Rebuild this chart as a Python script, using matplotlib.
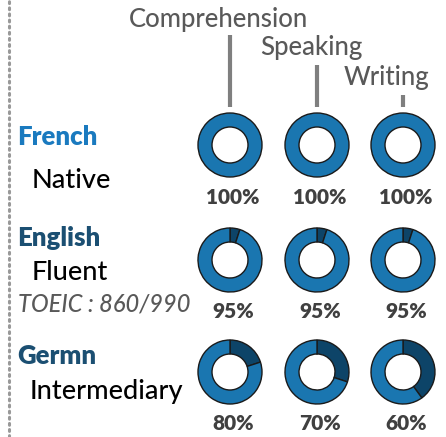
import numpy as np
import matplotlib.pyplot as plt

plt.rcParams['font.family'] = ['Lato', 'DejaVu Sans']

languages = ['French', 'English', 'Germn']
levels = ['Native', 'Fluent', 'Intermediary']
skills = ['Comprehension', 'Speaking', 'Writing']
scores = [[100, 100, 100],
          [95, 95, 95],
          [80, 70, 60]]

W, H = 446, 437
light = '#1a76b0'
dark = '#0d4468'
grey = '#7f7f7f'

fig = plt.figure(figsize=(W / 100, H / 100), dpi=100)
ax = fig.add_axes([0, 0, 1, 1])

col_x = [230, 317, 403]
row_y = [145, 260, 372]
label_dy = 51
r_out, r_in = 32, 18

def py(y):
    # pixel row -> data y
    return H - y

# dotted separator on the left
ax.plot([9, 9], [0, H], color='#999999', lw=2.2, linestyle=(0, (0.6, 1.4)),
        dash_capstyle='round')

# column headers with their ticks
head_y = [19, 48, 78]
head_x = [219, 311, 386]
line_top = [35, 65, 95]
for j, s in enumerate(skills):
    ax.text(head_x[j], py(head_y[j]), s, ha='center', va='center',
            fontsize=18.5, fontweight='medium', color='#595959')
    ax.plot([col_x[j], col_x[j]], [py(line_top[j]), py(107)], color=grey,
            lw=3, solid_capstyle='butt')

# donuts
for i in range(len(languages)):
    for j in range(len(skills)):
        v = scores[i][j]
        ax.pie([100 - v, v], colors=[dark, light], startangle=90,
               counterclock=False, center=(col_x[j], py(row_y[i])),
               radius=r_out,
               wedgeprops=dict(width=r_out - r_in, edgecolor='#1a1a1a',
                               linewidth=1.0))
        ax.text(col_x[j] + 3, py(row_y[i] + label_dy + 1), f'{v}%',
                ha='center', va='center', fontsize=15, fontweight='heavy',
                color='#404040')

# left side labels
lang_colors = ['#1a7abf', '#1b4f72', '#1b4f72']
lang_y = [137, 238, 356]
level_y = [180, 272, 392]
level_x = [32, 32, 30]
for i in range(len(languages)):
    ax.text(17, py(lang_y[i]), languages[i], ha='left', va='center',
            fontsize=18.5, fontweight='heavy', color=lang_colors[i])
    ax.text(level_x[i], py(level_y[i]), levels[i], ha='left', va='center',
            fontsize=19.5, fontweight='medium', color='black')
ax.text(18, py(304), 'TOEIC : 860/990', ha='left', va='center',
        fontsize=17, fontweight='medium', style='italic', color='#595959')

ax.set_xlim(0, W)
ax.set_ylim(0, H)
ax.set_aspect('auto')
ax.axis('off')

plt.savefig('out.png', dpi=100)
....................
__OBJECTIVE__: From the material above, copy each line that includes the word "matplotlib".

__EXPECTED ANSWER__:
Rebuild this chart as a Python script, using matplotlib.
import matplotlib.pyplot as plt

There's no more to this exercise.